__INFORMATION SUPPLIED__
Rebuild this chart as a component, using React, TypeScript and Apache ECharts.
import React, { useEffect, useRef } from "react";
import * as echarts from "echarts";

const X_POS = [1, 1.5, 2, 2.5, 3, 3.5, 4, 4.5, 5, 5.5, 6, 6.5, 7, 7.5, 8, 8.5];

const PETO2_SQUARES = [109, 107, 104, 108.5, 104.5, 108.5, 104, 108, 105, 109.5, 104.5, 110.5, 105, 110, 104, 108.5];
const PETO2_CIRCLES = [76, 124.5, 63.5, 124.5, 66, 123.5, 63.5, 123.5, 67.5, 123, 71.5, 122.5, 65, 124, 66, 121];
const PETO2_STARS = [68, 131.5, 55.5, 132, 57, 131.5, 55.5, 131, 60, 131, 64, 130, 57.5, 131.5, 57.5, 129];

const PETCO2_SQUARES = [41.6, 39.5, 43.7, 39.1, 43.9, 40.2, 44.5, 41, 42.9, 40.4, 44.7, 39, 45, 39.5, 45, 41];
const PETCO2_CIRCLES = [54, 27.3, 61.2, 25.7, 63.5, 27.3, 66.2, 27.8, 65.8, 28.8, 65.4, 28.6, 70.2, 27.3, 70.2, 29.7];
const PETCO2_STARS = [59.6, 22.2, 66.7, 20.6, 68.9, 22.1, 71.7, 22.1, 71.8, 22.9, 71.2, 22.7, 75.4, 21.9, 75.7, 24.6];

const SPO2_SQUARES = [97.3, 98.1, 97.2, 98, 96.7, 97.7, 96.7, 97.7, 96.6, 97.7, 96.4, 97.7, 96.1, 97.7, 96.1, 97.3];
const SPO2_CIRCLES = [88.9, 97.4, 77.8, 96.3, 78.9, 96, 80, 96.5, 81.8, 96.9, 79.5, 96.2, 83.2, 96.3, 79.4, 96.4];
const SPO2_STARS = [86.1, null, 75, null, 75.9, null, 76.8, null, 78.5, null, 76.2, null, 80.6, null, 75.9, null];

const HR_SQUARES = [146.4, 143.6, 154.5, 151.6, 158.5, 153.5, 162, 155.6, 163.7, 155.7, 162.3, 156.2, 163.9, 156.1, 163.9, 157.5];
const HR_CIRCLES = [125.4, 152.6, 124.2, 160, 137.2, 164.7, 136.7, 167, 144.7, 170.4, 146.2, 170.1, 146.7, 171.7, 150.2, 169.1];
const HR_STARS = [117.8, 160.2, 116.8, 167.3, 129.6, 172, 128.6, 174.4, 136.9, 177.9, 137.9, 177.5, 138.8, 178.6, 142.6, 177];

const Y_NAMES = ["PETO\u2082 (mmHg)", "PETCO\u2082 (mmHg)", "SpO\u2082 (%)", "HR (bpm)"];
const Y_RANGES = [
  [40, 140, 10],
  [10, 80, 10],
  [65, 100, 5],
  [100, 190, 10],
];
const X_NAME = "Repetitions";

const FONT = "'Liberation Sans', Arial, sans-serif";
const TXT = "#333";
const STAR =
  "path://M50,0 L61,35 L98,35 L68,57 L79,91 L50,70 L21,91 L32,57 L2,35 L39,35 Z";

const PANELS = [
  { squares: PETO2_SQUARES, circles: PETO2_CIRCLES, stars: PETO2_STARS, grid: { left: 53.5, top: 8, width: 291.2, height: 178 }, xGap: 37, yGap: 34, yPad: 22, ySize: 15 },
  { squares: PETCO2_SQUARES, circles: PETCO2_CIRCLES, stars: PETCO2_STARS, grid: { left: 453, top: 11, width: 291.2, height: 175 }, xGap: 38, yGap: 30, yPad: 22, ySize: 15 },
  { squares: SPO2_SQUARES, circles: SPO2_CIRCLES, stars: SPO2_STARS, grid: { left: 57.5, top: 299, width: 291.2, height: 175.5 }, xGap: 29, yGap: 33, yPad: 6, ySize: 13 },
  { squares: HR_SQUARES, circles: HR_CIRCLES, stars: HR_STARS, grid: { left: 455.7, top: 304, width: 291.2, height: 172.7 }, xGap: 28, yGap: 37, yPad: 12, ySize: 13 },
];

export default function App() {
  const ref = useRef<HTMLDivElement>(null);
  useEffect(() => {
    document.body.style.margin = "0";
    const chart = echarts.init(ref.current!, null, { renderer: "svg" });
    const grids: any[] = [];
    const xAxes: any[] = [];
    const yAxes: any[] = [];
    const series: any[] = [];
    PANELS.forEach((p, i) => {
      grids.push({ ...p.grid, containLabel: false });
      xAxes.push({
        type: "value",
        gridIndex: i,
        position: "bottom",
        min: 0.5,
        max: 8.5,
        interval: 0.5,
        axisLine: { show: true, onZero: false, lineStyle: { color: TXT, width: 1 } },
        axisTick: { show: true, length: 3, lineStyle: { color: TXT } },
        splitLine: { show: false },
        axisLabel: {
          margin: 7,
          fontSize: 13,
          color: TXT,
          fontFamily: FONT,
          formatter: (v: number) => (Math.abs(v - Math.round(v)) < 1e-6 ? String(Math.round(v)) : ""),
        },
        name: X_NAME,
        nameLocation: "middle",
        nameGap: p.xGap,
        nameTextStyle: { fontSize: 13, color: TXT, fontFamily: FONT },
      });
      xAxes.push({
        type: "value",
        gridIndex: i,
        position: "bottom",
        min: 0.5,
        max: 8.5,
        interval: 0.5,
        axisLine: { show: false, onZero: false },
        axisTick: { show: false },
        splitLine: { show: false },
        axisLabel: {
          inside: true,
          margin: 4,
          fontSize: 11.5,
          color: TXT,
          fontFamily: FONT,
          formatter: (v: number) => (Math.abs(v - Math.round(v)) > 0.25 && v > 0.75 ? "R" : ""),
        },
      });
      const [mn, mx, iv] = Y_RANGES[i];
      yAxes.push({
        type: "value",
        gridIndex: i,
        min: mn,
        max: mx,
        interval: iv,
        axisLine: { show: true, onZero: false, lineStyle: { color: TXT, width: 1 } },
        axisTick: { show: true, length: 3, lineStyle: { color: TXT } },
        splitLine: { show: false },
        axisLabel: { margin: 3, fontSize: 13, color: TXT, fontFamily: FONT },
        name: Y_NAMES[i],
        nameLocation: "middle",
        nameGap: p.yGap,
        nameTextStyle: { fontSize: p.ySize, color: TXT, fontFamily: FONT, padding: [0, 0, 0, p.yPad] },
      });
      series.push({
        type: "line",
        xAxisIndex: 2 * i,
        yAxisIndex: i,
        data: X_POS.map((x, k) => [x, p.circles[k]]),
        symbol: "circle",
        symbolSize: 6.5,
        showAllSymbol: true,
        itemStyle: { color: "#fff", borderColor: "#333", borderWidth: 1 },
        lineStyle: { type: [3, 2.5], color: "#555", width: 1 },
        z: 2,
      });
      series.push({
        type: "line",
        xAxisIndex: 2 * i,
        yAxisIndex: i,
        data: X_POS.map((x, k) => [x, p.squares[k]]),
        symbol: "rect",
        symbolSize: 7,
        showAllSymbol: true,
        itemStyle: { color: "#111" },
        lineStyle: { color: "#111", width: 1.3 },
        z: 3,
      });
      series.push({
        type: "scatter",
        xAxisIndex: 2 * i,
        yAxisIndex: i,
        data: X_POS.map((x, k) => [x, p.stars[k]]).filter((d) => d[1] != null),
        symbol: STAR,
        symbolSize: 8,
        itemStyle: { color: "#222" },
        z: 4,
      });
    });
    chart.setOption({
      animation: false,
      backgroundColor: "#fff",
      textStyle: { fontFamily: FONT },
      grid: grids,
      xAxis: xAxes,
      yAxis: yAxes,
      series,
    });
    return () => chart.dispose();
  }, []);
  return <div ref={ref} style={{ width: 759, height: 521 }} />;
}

__DESCRIPTION OF THE TASK__
Looking at the material above, please copy exactly every line from its first line through the line containing "L61,35 L98,35 L68,57", with both ends included and nothing else.

__RESPONSE BELOW__
Rebuild this chart as a component, using React, TypeScript and Apache ECharts.
import React, { useEffect, useRef } from "react";
import * as echarts from "echarts";

const X_POS = [1, 1.5, 2, 2.5, 3, 3.5, 4, 4.5, 5, 5.5, 6, 6.5, 7, 7.5, 8, 8.5];

const PETO2_SQUARES = [109, 107, 104, 108.5, 104.5, 108.5, 104, 108, 105, 109.5, 104.5, 110.5, 105, 110, 104, 108.5];
const PETO2_CIRCLES = [76, 124.5, 63.5, 124.5, 66, 123.5, 63.5, 123.5, 67.5, 123, 71.5, 122.5, 65, 124, 66, 121];
const PETO2_STARS = [68, 131.5, 55.5, 132, 57, 131.5, 55.5, 131, 60, 131, 64, 130, 57.5, 131.5, 57.5, 129];

const PETCO2_SQUARES = [41.6, 39.5, 43.7, 39.1, 43.9, 40.2, 44.5, 41, 42.9, 40.4, 44.7, 39, 45, 39.5, 45, 41];
const PETCO2_CIRCLES = [54, 27.3, 61.2, 25.7, 63.5, 27.3, 66.2, 27.8, 65.8, 28.8, 65.4, 28.6, 70.2, 27.3, 70.2, 29.7];
const PETCO2_STARS = [59.6, 22.2, 66.7, 20.6, 68.9, 22.1, 71.7, 22.1, 71.8, 22.9, 71.2, 22.7, 75.4, 21.9, 75.7, 24.6];

const SPO2_SQUARES = [97.3, 98.1, 97.2, 98, 96.7, 97.7, 96.7, 97.7, 96.6, 97.7, 96.4, 97.7, 96.1, 97.7, 96.1, 97.3];
const SPO2_CIRCLES = [88.9, 97.4, 77.8, 96.3, 78.9, 96, 80, 96.5, 81.8, 96.9, 79.5, 96.2, 83.2, 96.3, 79.4, 96.4];
const SPO2_STARS = [86.1, null, 75, null, 75.9, null, 76.8, null, 78.5, null, 76.2, null, 80.6, null, 75.9, null];

const HR_SQUARES = [146.4, 143.6, 154.5, 151.6, 158.5, 153.5, 162, 155.6, 163.7, 155.7, 162.3, 156.2, 163.9, 156.1, 163.9, 157.5];
const HR_CIRCLES = [125.4, 152.6, 124.2, 160, 137.2, 164.7, 136.7, 167, 144.7, 170.4, 146.2, 170.1, 146.7, 171.7, 150.2, 169.1];
const HR_STARS = [117.8, 160.2, 116.8, 167.3, 129.6, 172, 128.6, 174.4, 136.9, 177.9, 137.9, 177.5, 138.8, 178.6, 142.6, 177];

const Y_NAMES = ["PETO\u2082 (mmHg)", "PETCO\u2082 (mmHg)", "SpO\u2082 (%)", "HR (bpm)"];
const Y_RANGES = [
  [40, 140, 10],
  [10, 80, 10],
  [65, 100, 5],
  [100, 190, 10],
];
const X_NAME = "Repetitions";

const FONT = "'Liberation Sans', Arial, sans-serif";
const TXT = "#333";
const STAR =
  "path://M50,0 L61,35 L98,35 L68,57 L79,91 L50,70 L21,91 L32,57 L2,35 L39,35 Z";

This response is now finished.